Exercise:
Locate the line that contains "Convert this chart to matplotlib code." in the data that follows. Copy it and every subsequent line to the end, exactly, excluding pictures.

* START Data provided *

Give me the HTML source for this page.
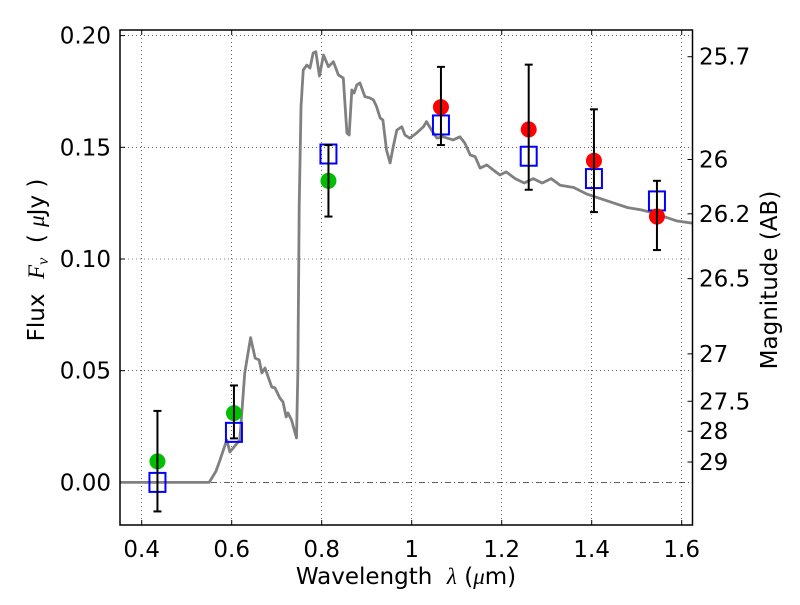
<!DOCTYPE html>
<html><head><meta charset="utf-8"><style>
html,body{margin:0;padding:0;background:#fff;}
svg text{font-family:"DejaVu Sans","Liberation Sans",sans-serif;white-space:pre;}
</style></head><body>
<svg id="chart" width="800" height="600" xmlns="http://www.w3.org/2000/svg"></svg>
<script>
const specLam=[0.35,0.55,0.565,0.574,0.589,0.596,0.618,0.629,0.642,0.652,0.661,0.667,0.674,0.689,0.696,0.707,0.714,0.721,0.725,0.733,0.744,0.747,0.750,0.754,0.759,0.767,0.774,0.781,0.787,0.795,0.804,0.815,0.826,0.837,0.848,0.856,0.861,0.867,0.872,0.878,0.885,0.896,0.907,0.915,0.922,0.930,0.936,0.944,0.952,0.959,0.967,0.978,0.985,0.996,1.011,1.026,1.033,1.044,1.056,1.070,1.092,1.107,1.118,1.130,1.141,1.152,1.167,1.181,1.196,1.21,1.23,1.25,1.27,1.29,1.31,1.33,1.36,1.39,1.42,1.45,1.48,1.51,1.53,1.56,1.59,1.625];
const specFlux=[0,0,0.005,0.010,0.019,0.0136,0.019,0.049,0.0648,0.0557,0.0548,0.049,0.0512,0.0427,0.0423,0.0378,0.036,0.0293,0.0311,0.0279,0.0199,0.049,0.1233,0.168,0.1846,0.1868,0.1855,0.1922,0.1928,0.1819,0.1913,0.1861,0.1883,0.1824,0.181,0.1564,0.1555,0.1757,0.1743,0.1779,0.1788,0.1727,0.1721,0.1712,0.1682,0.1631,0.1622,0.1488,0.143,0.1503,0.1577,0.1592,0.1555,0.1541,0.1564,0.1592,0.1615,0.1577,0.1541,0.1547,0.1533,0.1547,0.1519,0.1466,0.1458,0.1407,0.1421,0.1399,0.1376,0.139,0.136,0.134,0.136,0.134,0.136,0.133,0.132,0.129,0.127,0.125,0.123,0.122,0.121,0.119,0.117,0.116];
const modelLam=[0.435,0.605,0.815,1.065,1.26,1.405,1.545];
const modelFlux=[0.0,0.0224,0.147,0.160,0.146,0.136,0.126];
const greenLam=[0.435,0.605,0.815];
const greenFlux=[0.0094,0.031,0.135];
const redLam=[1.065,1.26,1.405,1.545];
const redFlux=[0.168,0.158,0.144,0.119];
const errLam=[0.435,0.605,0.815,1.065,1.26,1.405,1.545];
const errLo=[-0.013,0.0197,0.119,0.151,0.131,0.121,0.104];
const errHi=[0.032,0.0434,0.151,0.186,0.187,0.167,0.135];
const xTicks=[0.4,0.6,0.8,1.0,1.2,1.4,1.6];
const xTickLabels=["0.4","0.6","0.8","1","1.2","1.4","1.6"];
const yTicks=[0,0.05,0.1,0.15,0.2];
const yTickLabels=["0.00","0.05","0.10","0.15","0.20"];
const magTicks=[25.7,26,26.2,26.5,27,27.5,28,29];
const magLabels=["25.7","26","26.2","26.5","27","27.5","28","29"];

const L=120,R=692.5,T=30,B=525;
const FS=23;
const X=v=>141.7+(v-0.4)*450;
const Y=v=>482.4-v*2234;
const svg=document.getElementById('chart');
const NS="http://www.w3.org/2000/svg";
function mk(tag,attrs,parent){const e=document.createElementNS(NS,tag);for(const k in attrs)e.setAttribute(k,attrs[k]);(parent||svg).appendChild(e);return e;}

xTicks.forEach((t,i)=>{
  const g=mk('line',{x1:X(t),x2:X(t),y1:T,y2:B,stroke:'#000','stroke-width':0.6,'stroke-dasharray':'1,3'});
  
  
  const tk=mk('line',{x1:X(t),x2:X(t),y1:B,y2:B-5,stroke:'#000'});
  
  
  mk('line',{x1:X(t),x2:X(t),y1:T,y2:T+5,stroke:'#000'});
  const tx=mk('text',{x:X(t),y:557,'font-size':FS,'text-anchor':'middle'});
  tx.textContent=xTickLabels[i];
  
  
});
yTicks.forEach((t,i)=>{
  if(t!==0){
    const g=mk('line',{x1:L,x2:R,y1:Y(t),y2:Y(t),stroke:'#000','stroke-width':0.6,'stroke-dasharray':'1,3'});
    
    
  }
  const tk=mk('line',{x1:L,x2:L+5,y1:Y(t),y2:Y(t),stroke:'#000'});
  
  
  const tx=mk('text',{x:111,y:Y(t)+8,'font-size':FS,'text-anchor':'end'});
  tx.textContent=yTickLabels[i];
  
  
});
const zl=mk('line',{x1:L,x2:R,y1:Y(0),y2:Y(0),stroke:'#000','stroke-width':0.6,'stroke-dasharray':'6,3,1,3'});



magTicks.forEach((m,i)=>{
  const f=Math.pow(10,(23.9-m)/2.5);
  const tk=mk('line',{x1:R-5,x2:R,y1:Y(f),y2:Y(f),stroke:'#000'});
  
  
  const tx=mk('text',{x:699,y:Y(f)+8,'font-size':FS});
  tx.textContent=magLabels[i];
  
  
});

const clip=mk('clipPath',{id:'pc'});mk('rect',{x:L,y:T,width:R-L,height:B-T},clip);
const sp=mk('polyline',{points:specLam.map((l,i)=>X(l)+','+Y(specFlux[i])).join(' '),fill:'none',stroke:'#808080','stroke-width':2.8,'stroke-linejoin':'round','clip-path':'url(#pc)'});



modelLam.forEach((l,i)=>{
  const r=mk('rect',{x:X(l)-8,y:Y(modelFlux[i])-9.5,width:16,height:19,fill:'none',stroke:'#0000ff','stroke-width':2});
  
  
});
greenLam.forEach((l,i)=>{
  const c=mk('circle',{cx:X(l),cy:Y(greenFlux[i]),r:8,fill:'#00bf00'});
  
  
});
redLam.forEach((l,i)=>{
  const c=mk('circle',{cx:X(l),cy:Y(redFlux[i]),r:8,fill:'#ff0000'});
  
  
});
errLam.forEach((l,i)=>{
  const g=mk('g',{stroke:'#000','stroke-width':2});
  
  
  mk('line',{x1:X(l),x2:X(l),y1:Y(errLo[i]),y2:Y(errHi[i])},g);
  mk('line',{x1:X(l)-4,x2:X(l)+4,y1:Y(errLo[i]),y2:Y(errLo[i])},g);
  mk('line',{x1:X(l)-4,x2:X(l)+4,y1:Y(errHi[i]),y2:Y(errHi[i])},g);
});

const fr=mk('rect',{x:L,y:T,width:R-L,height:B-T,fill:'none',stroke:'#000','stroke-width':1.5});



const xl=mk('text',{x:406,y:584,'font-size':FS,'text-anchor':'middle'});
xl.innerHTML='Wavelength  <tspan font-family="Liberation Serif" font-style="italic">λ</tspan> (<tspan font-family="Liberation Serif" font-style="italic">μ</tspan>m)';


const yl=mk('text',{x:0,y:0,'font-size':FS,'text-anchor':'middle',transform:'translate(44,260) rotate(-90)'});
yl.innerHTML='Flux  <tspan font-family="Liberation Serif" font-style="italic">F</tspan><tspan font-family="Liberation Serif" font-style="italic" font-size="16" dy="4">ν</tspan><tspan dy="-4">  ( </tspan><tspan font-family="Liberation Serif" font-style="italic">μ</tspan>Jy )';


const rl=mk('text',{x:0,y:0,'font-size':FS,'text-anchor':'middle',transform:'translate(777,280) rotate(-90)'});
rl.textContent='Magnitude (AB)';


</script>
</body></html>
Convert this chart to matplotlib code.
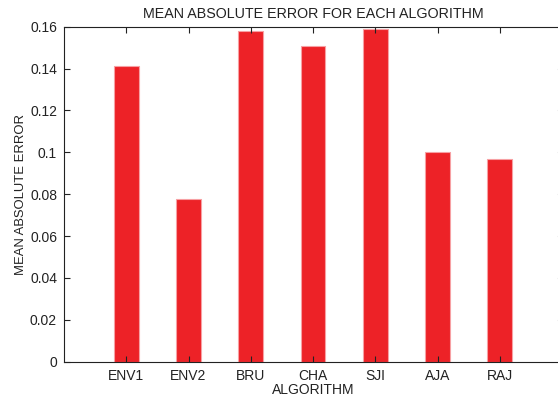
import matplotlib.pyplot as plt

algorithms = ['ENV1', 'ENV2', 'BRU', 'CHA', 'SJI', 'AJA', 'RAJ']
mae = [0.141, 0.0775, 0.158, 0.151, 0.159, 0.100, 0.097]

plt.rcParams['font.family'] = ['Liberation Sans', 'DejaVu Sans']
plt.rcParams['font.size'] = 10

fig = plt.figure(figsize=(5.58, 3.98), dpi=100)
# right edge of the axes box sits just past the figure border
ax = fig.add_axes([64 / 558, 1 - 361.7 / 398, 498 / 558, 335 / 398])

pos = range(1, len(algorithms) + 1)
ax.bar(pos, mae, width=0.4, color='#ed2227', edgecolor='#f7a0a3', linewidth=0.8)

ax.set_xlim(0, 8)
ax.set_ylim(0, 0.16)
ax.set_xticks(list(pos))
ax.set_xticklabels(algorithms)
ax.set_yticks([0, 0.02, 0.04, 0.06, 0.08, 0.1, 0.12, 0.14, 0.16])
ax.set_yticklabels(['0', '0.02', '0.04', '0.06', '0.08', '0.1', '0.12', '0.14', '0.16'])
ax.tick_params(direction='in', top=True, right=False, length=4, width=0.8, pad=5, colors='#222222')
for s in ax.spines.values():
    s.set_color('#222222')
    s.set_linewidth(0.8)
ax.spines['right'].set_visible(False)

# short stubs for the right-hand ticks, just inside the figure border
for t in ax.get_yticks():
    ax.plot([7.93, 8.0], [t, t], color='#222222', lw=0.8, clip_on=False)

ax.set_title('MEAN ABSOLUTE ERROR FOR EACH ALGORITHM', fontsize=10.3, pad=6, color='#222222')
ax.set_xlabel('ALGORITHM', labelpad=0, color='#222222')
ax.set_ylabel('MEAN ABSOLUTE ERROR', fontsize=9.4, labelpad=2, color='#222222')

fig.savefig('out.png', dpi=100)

* END Data provided *

Result for this exercise:
Convert this chart to matplotlib code.
import matplotlib.pyplot as plt

algorithms = ['ENV1', 'ENV2', 'BRU', 'CHA', 'SJI', 'AJA', 'RAJ']
mae = [0.141, 0.0775, 0.158, 0.151, 0.159, 0.100, 0.097]

plt.rcParams['font.family'] = ['Liberation Sans', 'DejaVu Sans']
plt.rcParams['font.size'] = 10

fig = plt.figure(figsize=(5.58, 3.98), dpi=100)
# right edge of the axes box sits just past the figure border
ax = fig.add_axes([64 / 558, 1 - 361.7 / 398, 498 / 558, 335 / 398])

pos = range(1, len(algorithms) + 1)
ax.bar(pos, mae, width=0.4, color='#ed2227', edgecolor='#f7a0a3', linewidth=0.8)

ax.set_xlim(0, 8)
ax.set_ylim(0, 0.16)
ax.set_xticks(list(pos))
ax.set_xticklabels(algorithms)
ax.set_yticks([0, 0.02, 0.04, 0.06, 0.08, 0.1, 0.12, 0.14, 0.16])
ax.set_yticklabels(['0', '0.02', '0.04', '0.06', '0.08', '0.1', '0.12', '0.14', '0.16'])
ax.tick_params(direction='in', top=True, right=False, length=4, width=0.8, pad=5, colors='#222222')
for s in ax.spines.values():
    s.set_color('#222222')
    s.set_linewidth(0.8)
ax.spines['right'].set_visible(False)

# short stubs for the right-hand ticks, just inside the figure border
for t in ax.get_yticks():
    ax.plot([7.93, 8.0], [t, t], color='#222222', lw=0.8, clip_on=False)

ax.set_title('MEAN ABSOLUTE ERROR FOR EACH ALGORITHM', fontsize=10.3, pad=6, color='#222222')
ax.set_xlabel('ALGORITHM', labelpad=0, color='#222222')
ax.set_ylabel('MEAN ABSOLUTE ERROR', fontsize=9.4, labelpad=2, color='#222222')

fig.savefig('out.png', dpi=100)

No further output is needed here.